En réaction, une page Facebook est créée : Ta Haret Tillbaka (Laissez repousser vos poils). Interrogée par Vice, la fondatrice de la page, Deidre Palacios, déclare : « À vrai dire, je n’aurais jamais imaginé que cette question toucherait autant de monde. Je pense que le débat permet aux gens de réfléchir autrement. »

Parlons également de cette journaliste, Emer O’Toole.

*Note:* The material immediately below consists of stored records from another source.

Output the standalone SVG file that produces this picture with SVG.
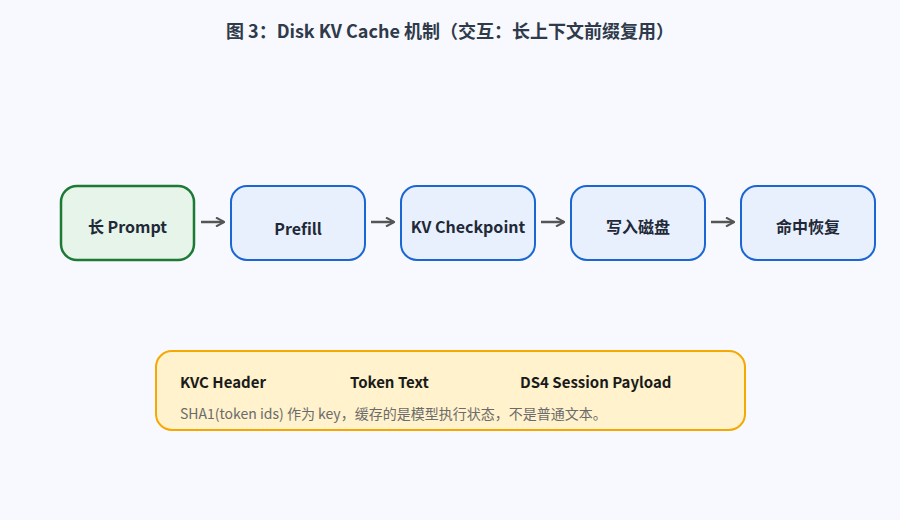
<svg xmlns="http://www.w3.org/2000/svg" width="900" height="520" viewBox="0 0 900 520">
<defs>
<marker id="ah" viewBox="0 0 10 10" refX="9" refY="5" markerWidth="10" markerHeight="10" markerUnits="userSpaceOnUse" orient="auto"><path d="M1,0.5 L9.5,5 L1,9.5" fill="none" stroke="#555" stroke-width="2"/></marker>
</defs>
<style>
text{font-family:"Noto Sans CJK SC","Noto Sans",sans-serif;}
.t{font-size:16px;font-weight:bold;fill:#1f2937;text-anchor:middle}
.n{fill:#e8f0fe;stroke:#1a66d2;stroke-width:2}
.c{stroke:#555;stroke-width:2.5;fill:none;marker-end:url(#ah)}
.h{font-size:15px;font-weight:bold;fill:#1a1a1a}
</style>
<rect width="900" height="520" fill="#f8f9fe"/>
<text x="450" y="38" text-anchor="middle" style="font-size:18px;font-weight:bold;fill:#2f3a4a">图 3：Disk KV Cache 机制（交互：长上下文前缀复用）</text>
<g id="connectors">
<line class="c" x1="201" y1="222" x2="224" y2="222"/>
<line class="c" x1="371" y1="222" x2="394" y2="222"/>
<line class="c" x1="541" y1="222" x2="564" y2="222"/>
<line class="c" x1="711" y1="222" x2="734" y2="222"/>
</g>
<g id="n1"><rect x="61" y="186" width="133" height="74" rx="16" fill="#e6f4e9" stroke="#1d7a35" stroke-width="2.5"/><text class="t" x="127.5" y="233">长 Prompt</text></g>
<g id="n2"><rect class="n" x="231" y="186" width="134" height="74" rx="16"/><text class="t" x="298" y="235">Prefill</text></g>
<g id="n3"><rect class="n" x="401" y="186" width="134" height="74" rx="16"/><text class="t" x="468" y="233">KV Checkpoint</text></g>
<g id="n4"><rect class="n" x="571" y="186" width="134" height="74" rx="16"/><text class="t" x="638" y="233">写入磁盘</text></g>
<g id="n5"><rect class="n" x="741" y="186" width="134" height="74" rx="16"/><text class="t" x="808" y="233">命中恢复</text></g>
<g id="note">
<rect x="156" y="351" width="589" height="79" rx="16" fill="#fff2cc" stroke="#f5a800" stroke-width="2"/>
<text class="h" x="180" y="388">KVC Header</text>
<text class="h" x="350" y="388">Token Text</text>
<text class="h" x="520" y="388">DS4 Session Payload</text>
<text x="180" y="419" style="font-size:14px;fill:#6b6b6b">SHA1(token ids) 作为 key，缓存的是模型执行状态，不是普通文本。</text>
</g>
</svg>
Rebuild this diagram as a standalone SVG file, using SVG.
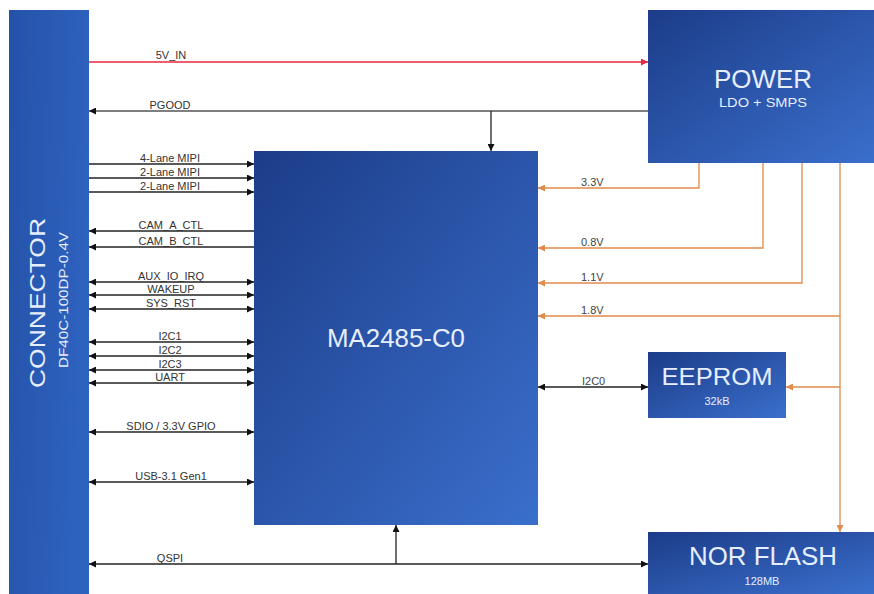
<svg xmlns="http://www.w3.org/2000/svg" width="874" height="594" viewBox="0 0 874 594">
<defs>
<linearGradient id="blue" x1="0" y1="0" x2="1" y2="1">
<stop offset="0" stop-color="#1c3c88"/>
<stop offset="1" stop-color="#3a6fcc"/>
</linearGradient>
<linearGradient id="blueV" x1="0" y1="0" x2="1" y2="0.3">
<stop offset="0" stop-color="#2452a8"/>
<stop offset="1" stop-color="#2e62bf"/>
</linearGradient>
<marker id="ak" viewBox="0 0 10 10" refX="10" refY="5" markerWidth="7" markerHeight="7" markerUnits="userSpaceOnUse" orient="auto-start-reverse">
<path d="M0,0 L10,5 L0,10 z" fill="#111"/>
</marker>
<marker id="ar" viewBox="0 0 10 10" refX="10" refY="5" markerWidth="7" markerHeight="7" markerUnits="userSpaceOnUse" orient="auto-start-reverse">
<path d="M0,0 L10,5 L0,10 z" fill="#e8283c"/>
</marker>
<marker id="ao" viewBox="0 0 10 10" refX="10" refY="5" markerWidth="7" markerHeight="7" markerUnits="userSpaceOnUse" orient="auto-start-reverse">
<path d="M0,0 L10,5 L0,10 z" fill="#e08a4c"/>
</marker>
</defs>
<style>
.box{fill:url(#blue)}
.big{font-family:"Liberation Sans",Arial,sans-serif;fill:#e6eeff;text-anchor:middle}
.lbl{font-family:"Liberation Sans",Arial,sans-serif;font-size:11px;fill:#333;text-anchor:middle}
.lblL{font-family:"Liberation Sans",Arial,sans-serif;font-size:11px;fill:#444}
.k{stroke:#222;stroke-width:1.3;fill:none}
.o{stroke:#e08a4c;stroke-width:1.3;fill:none}
.r{stroke:#e8283c;stroke-width:1.4;fill:none}
</style>
<rect width="874" height="594" fill="#ffffff"/>

<g id="connectors">
<line class="r" x1="89" y1="62" x2="648" y2="62" marker-end="url(#ar)"/>
<line x1="648" y1="111" x2="89" y2="111" stroke="#555" stroke-width="1.5" marker-end="url(#ak)"/>
<line class="k" x1="491" y1="111" x2="491" y2="151" marker-end="url(#ak)"/>
<line class="k" x1="89" y1="164" x2="254" y2="164" marker-end="url(#ak)"/>
<line class="k" x1="89" y1="178" x2="254" y2="178" marker-end="url(#ak)"/>
<line class="k" x1="89" y1="192" x2="254" y2="192" marker-end="url(#ak)"/>
<line class="k" x1="254" y1="231" x2="89" y2="231" marker-end="url(#ak)"/>
<line class="k" x1="254" y1="247" x2="89" y2="247" marker-end="url(#ak)"/>
<line class="k" x1="89" y1="282" x2="254" y2="282" marker-start="url(#ak)" marker-end="url(#ak)"/>
<line class="k" x1="89" y1="295" x2="254" y2="295" marker-start="url(#ak)" marker-end="url(#ak)"/>
<line class="k" x1="89" y1="309" x2="254" y2="309" marker-start="url(#ak)" marker-end="url(#ak)"/>
<line class="k" x1="89" y1="342" x2="254" y2="342" marker-start="url(#ak)" marker-end="url(#ak)"/>
<line class="k" x1="89" y1="356" x2="254" y2="356" marker-start="url(#ak)" marker-end="url(#ak)"/>
<line class="k" x1="89" y1="370" x2="254" y2="370" marker-start="url(#ak)" marker-end="url(#ak)"/>
<line class="k" x1="89" y1="383" x2="254" y2="383" marker-start="url(#ak)" marker-end="url(#ak)"/>
<line class="k" x1="89" y1="432" x2="254" y2="432" marker-start="url(#ak)" marker-end="url(#ak)"/>
<line class="k" x1="89" y1="482" x2="254" y2="482" marker-start="url(#ak)" marker-end="url(#ak)"/>
<line class="k" x1="89" y1="564" x2="648" y2="564" marker-start="url(#ak)" marker-end="url(#ak)"/>
<line class="k" x1="396" y1="564" x2="396" y2="525" marker-end="url(#ak)"/>
<line class="k" x1="538" y1="387" x2="648" y2="387" marker-start="url(#ak)" marker-end="url(#ak)"/>
<path class="o" d="M699 163 V188 H538" marker-end="url(#ao)"/>
<path class="o" d="M763 163 V248 H538" marker-end="url(#ao)"/>
<path class="o" d="M802 163 V283 H538" marker-end="url(#ao)"/>
<path class="o" d="M840 163 V532" marker-end="url(#ao)"/>
<path class="o" d="M840 316 H538" marker-end="url(#ao)"/>
<path class="o" d="M840 387 H786" marker-end="url(#ao)"/>

<text class="lbl" x="171" y="59">5V_IN</text>
<text class="lbl" x="170" y="109">PGOOD</text>
<text class="lbl" x="170" y="162">4-Lane MIPI</text>
<text class="lbl" x="170" y="176">2-Lane MIPI</text>
<text class="lbl" x="170" y="190">2-Lane MIPI</text>
<text class="lbl" x="171" y="229">CAM_A_CTL</text>
<text class="lbl" x="171" y="245">CAM_B_CTL</text>
<text class="lbl" x="171" y="280">AUX_IO_IRQ</text>
<text class="lbl" x="171" y="293">WAKEUP</text>
<text class="lbl" x="171" y="307">SYS_RST</text>
<text class="lbl" x="170" y="340">I2C1</text>
<text class="lbl" x="170" y="354">I2C2</text>
<text class="lbl" x="170" y="368">I2C3</text>
<text class="lbl" x="170" y="381">UART</text>
<text class="lbl" x="171" y="430">SDIO / 3.3V GPIO</text>
<text class="lbl" x="171" y="480">USB-3.1 Gen1</text>
<text class="lbl" x="170" y="562">QSPI</text>
<text class="lblL" x="581" y="186">3.3V</text>
<text class="lblL" x="581" y="246">0.8V</text>
<text class="lblL" x="581" y="281">1.1V</text>
<text class="lblL" x="581" y="314">1.8V</text>
<text class="lblL" x="582" y="385">I2C0</text>
</g>

<g id="connector">
<rect x="9" y="10" width="80" height="584" fill="url(#blueV)"/>
<text class="big" transform="translate(45,303) rotate(-90)" x="0" y="0" font-size="22" textLength="170" lengthAdjust="spacingAndGlyphs">CONNECTOR</text>
<text class="big" transform="translate(68,300) rotate(-90)" x="0" y="0" font-size="12.5" textLength="136" lengthAdjust="spacingAndGlyphs">DF40C-100DP-0.4V</text>
</g>

<g id="power">
<rect class="box" x="648" y="10" width="226" height="153"/>
<text class="big" x="763" y="88" font-size="25" textLength="98" lengthAdjust="spacingAndGlyphs">POWER</text>
<text class="big" x="763" y="107" font-size="12.5" textLength="88" lengthAdjust="spacingAndGlyphs">LDO + SMPS</text>
</g>

<g id="ma2485">
<rect class="box" x="254" y="151" width="284" height="374"/>
<text class="big" x="396" y="347" font-size="25" textLength="138" lengthAdjust="spacingAndGlyphs">MA2485-C0</text>
</g>

<g id="eeprom">
<rect class="box" x="648" y="352" width="138" height="66"/>
<text class="big" x="717" y="385" font-size="23" textLength="111" lengthAdjust="spacingAndGlyphs">EEPROM</text>
<text class="big" x="717" y="405" font-size="11">32kB</text>
</g>

<g id="norflash">
<rect class="box" x="648" y="532" width="226" height="62"/>
<text class="big" x="763" y="565" font-size="25" textLength="148" lengthAdjust="spacingAndGlyphs">NOR FLASH</text>
<text class="big" x="762" y="585" font-size="11">128MB</text>
</g>
</svg>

Elle s’est laissée pousser les poils des aisselles durant 18 mois, avant de publier, le 2 mai dernier dans The Guardian un long article en faveur du poil. « Heureusement pour vous, j’ai mené une expérience de 18 mois et je peux vous dire qu’il n’y a rien d’effrayant à se laisser pousser les poils. »

Des épiphénomènes et rien d’autre ?

Pour notre spécialiste, malgré des trichophiles de plus en plus nombreux, le poil ferait bien de rester sur ses gardes. Selon lui, les actions pro-poils, la "chabalisation" des hommes, sont des épiphénomènes qui finalement ne font que renforcer la tendance. « A chaque fois qu’il y a un mouvement de fond culturel, un mouvement de mode apparaît contre, mais il reste le plus souvent un épiphénomène. Il s’agit d’un refus d’une culturalisation excessive du corps. »

Une résistance menée par un petit groupe de rebelles loin d’incarner une vraie force. L’âge dépilatoire est pour lui très loin d’arriver à son terme, le culte de l’hygiène n’ayant jamais été aussi fringant. « On refuse les mauvaises odeurs, on expulse hors des villes tout ce qui semble sale, tout ce qui sent. On ne supporte pas les odeurs fortes. Rien ne doit nous rappeler la bête, on n’aime plus les tripes mais on aime les steaks hachés ! »

Christian Bromberger n'y croit pas. Mais restons à l'affût. L’été prochain, observons les aisselles et les torses. Nous pourrions bien être pileusement surpris.

> Christian Bromberger, Trichologiques : Une anthropologie des cheveux et des poils, Bayard, 2010.